In dollar terms, U.S. ETF trading volumes surged 22.5 per cent year-over-year to a record US$44.1-trillion, the ICI data show.
The jump in ETFs’ share of turnover comes after several years in which this measure has plateaued at 25-27 per cent. This steady proportion held despite dramatic market growth, with the assets of U.S.-listed ETFs surging from US$992-billion in 2010 to US$7.2-trillion at the end of 2021, according to the ICI, before slipping to US$6.5-trillion at the end of last year as markets fell.
Investors poured a net US$609-billion into U.S.-listed ETFs last year, even as the market tanked and a record US$1.1-trillion was pulled from U.S.-domiciled mutual funds.
The ICI data show that ETF trading volume peaked at 39 per cent of stock market turnover on June 13, 2002, one day before a keenly awaited U.S. Federal Reserve Board interest rate-setting meeting.
ETFs appear to be increasing in importance even at times of relatively muted volatility, however. Their market share never fell below 21 per cent on any trading day in 2022, another record and much higher than the 14 per cent floor recorded in 2021.
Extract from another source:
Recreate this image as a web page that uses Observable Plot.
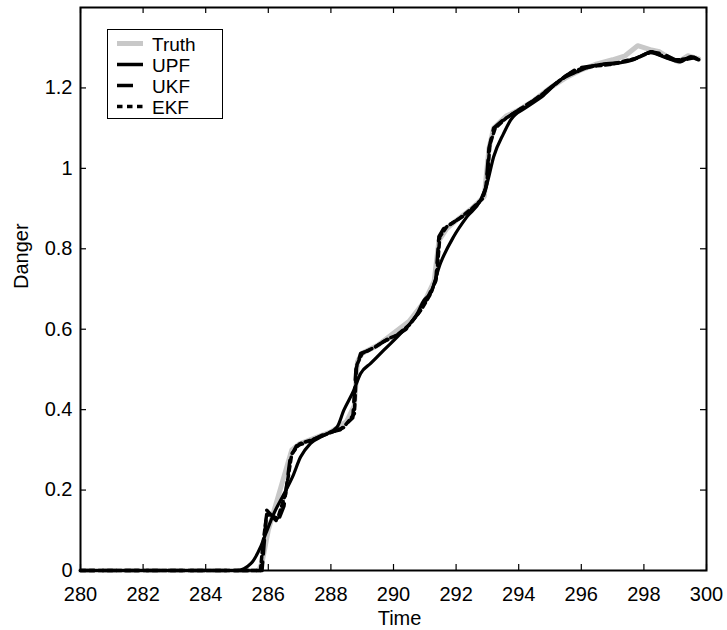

ETFs have also continued to account for about 30 per cent of trading volumes during the first few months of 2023, rather than dropping back to lower levels, Ms. Antoniewicz says, although she argues that was because volatility has remained high.
One of the arguments proponents of ETFs use is that even though ETF share trading has increased in the so-called secondary market, trading of their underlying securities in the primary market, involving creation and redemption of ETF shares, remains minimal.
Secondary market activity accounted for 86 per cent of ETF trading last year while the primary market accounted for the remaining 14 per cent.
Last year, primary market trading in domestic U.S. equity ETFs came to US$5.2-trillion, 5.2 per cent of the US$99.8-trillion traded in stocks during the year, up from 4.6 per cent in 2021.
The ICI argued that this low percentage meant trading of domestic equity ETFs had “minimal impact” on the underlying equities.
Concerns over the growing proportion of trading accounted for by ETFs centre on the fact that the vast majority are passive, index-tracking funds – at the end of the first quarter this year, 94 per cent of U.S. ETFs were passively managed.
But Ms. Antoniewicz downplayed any concerns on the grounds that passive investing is not homogenous. She says there was “a wide range of different securities, asset classes and tactical investment positions,” adding index choice was an “active decision.”
Bryan Armour, director of passive strategies research, North America at Morningstar Inc., was also relaxed about ETFs’ rising prominence.
“ETF trading activity ticked up as investors retooled their portfolios amid the rout in stocks and bonds,” he says.
“They are a tool for price discovery and allow investors to quickly change beta exposures, so it makes sense that investors increasingly used ETFs at the conclusion of the decade-plus bull market.”
Mr. Armour expects this trend to continue as ETFs grab further market share from mutual funds.
“ETFs and their underlying securities are looked at in tandem by market makers and traders. One cannot survive without the other, so I think it’s almost impossible for ETFs to take an undue share of volume.”